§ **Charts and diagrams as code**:

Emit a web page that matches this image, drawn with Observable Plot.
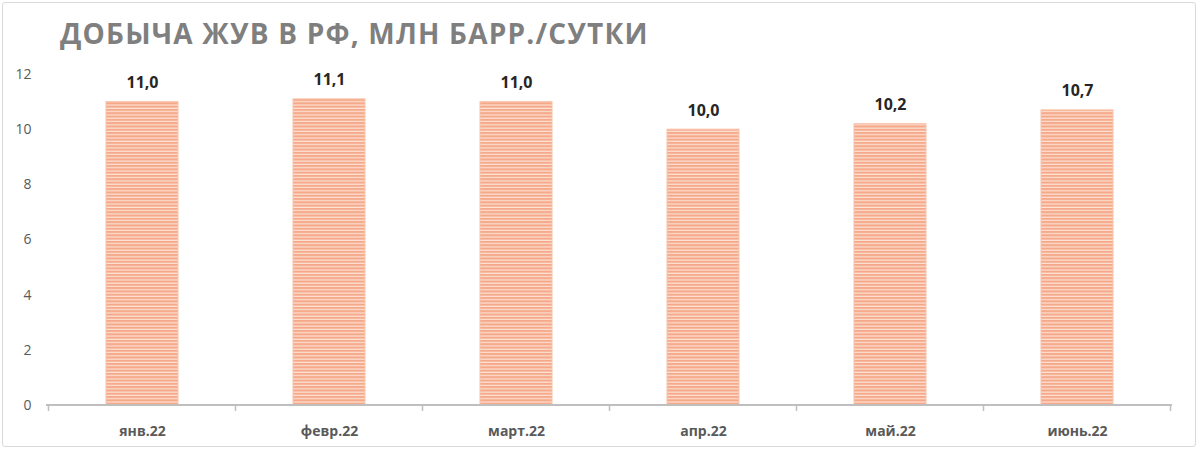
<!DOCTYPE html>
<html>
<head>
<meta charset="utf-8">
<script src="https://cdn.jsdelivr.net/npm/d3@7"></script>
<script src="https://cdn.jsdelivr.net/npm/@observablehq/plot@0.6"></script>
<style>
  html, body { margin: 0; padding: 0; background: #fff; }
  #wrap { position: relative; width: 1200px; height: 451px; overflow: hidden; font-family: "Open Sans", sans-serif; }
  #frame { position: absolute; left: 2px; top: 2px; width: 1194px; height: 445px; border: 1px solid #d9d9d9; border-radius: 3px; box-sizing: border-box; }
  #title { position: absolute; left: 60px; top: 14px; font-size: 28px; font-weight: 700; color: #7f7f7f; letter-spacing: 1.2px; white-space: nowrap; }
  #chart { position: absolute; left: 0; top: 0; }
</style>
</head>
<body>
<div id="wrap">
  <div id="frame"></div>
  <div id="chart"></div>
  <div id="title">ДОБЫЧА ЖУВ В РФ, МЛН БАРР./СУТКИ</div>
</div>
<script>
const months = ["янв.22", "февр.22", "март.22", "апр.22", "май.22", "июнь.22"];
const values = [11.0, 11.1, 11.0, 10.0, 10.2, 10.7];
const yTicks = [0, 2, 4, 6, 8, 10, 12];

const data = months.map((m, i) => ({month: m, value: values[i]}));
const fmt = v => v.toFixed(1).replace(".", ",");

const defs = () => {
  const d = d3.create("svg:defs");
  const p = d.append("pattern").attr("id", "stripes").attr("patternUnits", "userSpaceOnUse")
    .attr("width", 8).attr("height", 3.3);
  p.append("rect").attr("width", 8).attr("height", 3.3).attr("fill", "#fde2d4");
  p.append("rect").attr("width", 8).attr("height", 2.1).attr("fill", "#f5a98a");
  return d.node();
};

const boundaryTicks = (index, scales, values, dims) => {
  const x = scales.x;
  const starts = months.map(m => x(m));
  const bw = x.bandwidth ? x.bandwidth() : 0;
  const step = starts.length > 1 ? starts[1] - starts[0] : bw;
  const gap = (step - bw) / 2;
  const pos = starts.map(s => s - gap);
  pos.push(starts[starts.length - 1] + bw + gap);
  const y0 = scales.y(0);
  const g = d3.create("svg:g").attr("stroke", "#bfbfbf").attr("stroke-width", 1.5);
  g.append("line").attr("x1", dims.marginLeft).attr("x2", dims.width - dims.marginRight)
    .attr("y1", y0).attr("y2", y0).attr("stroke-width", 2);
  pos.forEach(p => g.append("line").attr("x1", p).attr("x2", p).attr("y1", y0).attr("y2", y0 + 6));
  return g.node();
};

const plot = Plot.plot({
  width: 1200,
  height: 451,
  marginTop: 74,
  marginBottom: 46,
  marginLeft: 46,
  marginRight: 28,
  style: {fontFamily: "Open Sans, sans-serif", background: "transparent"},
  x: {domain: months, paddingInner: 0.616, paddingOuter: 0.308, label: null},
  y: {domain: [0, 12], label: null},
  marks: [
    defs,
    Plot.axisY({ticks: yTicks, tickSize: 0, tickPadding: 15, fontSize: 14, color: "#595959", label: null, tickFormat: d => d}),
    Plot.axisX({tickSize: 0, tickPadding: 21, fontSize: 14, fontWeight: 700, color: "#595959", label: null}),
    Plot.barY(data, {x: "month", y: "value", fill: "url(#stripes)", stroke: "#f8c4ab", strokeWidth: 1}),
    boundaryTicks,
    Plot.text(data, {x: "month", y: "value", text: d => fmt(d.value), dy: -19, fontSize: 16, fontWeight: 700, fill: "#262626"})
  ]
});
document.getElementById("chart").appendChild(plot);
</script>
</body>
</html>
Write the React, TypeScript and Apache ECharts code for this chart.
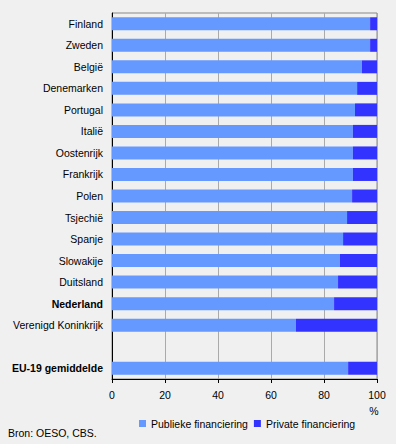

§ **WHAT YOU WILL DO**:
Copy out the listing exactly as it stands, but not the pictures.

§ **RESULT OF THE TASK**:
Emit a web page that matches this image, drawn with Observable Plot.
<!DOCTYPE html>
<html>
<head>
<meta charset="utf-8">
<script src="https://cdn.jsdelivr.net/npm/d3@7"></script>
<script src="https://cdn.jsdelivr.net/npm/@observablehq/plot@0.6"></script>
<style>
  html, body { margin: 0; padding: 0; background: #fff; }
  #wrap { position: relative; width: 1200px; height: 451px; overflow: hidden; font-family: "Open Sans", sans-serif; }
  #frame { position: absolute; left: 2px; top: 2px; width: 1194px; height: 445px; border: 1px solid #d9d9d9; border-radius: 3px; box-sizing: border-box; }
  #title { position: absolute; left: 60px; top: 14px; font-size: 28px; font-weight: 700; color: #7f7f7f; letter-spacing: 1.2px; white-space: nowrap; }
  #chart { position: absolute; left: 0; top: 0; }
</style>
</head>
<body>
<div id="wrap">
  <div id="frame"></div>
  <div id="chart"></div>
  <div id="title">ДОБЫЧА ЖУВ В РФ, МЛН БАРР./СУТКИ</div>
</div>
<script>
const months = ["янв.22", "февр.22", "март.22", "апр.22", "май.22", "июнь.22"];
const values = [11.0, 11.1, 11.0, 10.0, 10.2, 10.7];
const yTicks = [0, 2, 4, 6, 8, 10, 12];

const data = months.map((m, i) => ({month: m, value: values[i]}));
const fmt = v => v.toFixed(1).replace(".", ",");

const defs = () => {
  const d = d3.create("svg:defs");
  const p = d.append("pattern").attr("id", "stripes").attr("patternUnits", "userSpaceOnUse")
    .attr("width", 8).attr("height", 3.3);
  p.append("rect").attr("width", 8).attr("height", 3.3).attr("fill", "#fde2d4");
  p.append("rect").attr("width", 8).attr("height", 2.1).attr("fill", "#f5a98a");
  return d.node();
};

const boundaryTicks = (index, scales, values, dims) => {
  const x = scales.x;
  const starts = months.map(m => x(m));
  const bw = x.bandwidth ? x.bandwidth() : 0;
  const step = starts.length > 1 ? starts[1] - starts[0] : bw;
  const gap = (step - bw) / 2;
  const pos = starts.map(s => s - gap);
  pos.push(starts[starts.length - 1] + bw + gap);
  const y0 = scales.y(0);
  const g = d3.create("svg:g").attr("stroke", "#bfbfbf").attr("stroke-width", 1.5);
  g.append("line").attr("x1", dims.marginLeft).attr("x2", dims.width - dims.marginRight)
    .attr("y1", y0).attr("y2", y0).attr("stroke-width", 2);
  pos.forEach(p => g.append("line").attr("x1", p).attr("x2", p).attr("y1", y0).attr("y2", y0 + 6));
  return g.node();
};

const plot = Plot.plot({
  width: 1200,
  height: 451,
  marginTop: 74,
  marginBottom: 46,
  marginLeft: 46,
  marginRight: 28,
  style: {fontFamily: "Open Sans, sans-serif", background: "transparent"},
  x: {domain: months, paddingInner: 0.616, paddingOuter: 0.308, label: null},
  y: {domain: [0, 12], label: null},
  marks: [
    defs,
    Plot.axisY({ticks: yTicks, tickSize: 0, tickPadding: 15, fontSize: 14, color: "#595959", label: null, tickFormat: d => d}),
    Plot.axisX({tickSize: 0, tickPadding: 21, fontSize: 14, fontWeight: 700, color: "#595959", label: null}),
    Plot.barY(data, {x: "month", y: "value", fill: "url(#stripes)", stroke: "#f8c4ab", strokeWidth: 1}),
    boundaryTicks,
    Plot.text(data, {x: "month", y: "value", text: d => fmt(d.value), dy: -19, fontSize: 16, fontWeight: 700, fill: "#262626"})
  ]
});
document.getElementById("chart").appendChild(plot);
</script>
</body>
</html>
Write the React, TypeScript and Apache ECharts code for this chart.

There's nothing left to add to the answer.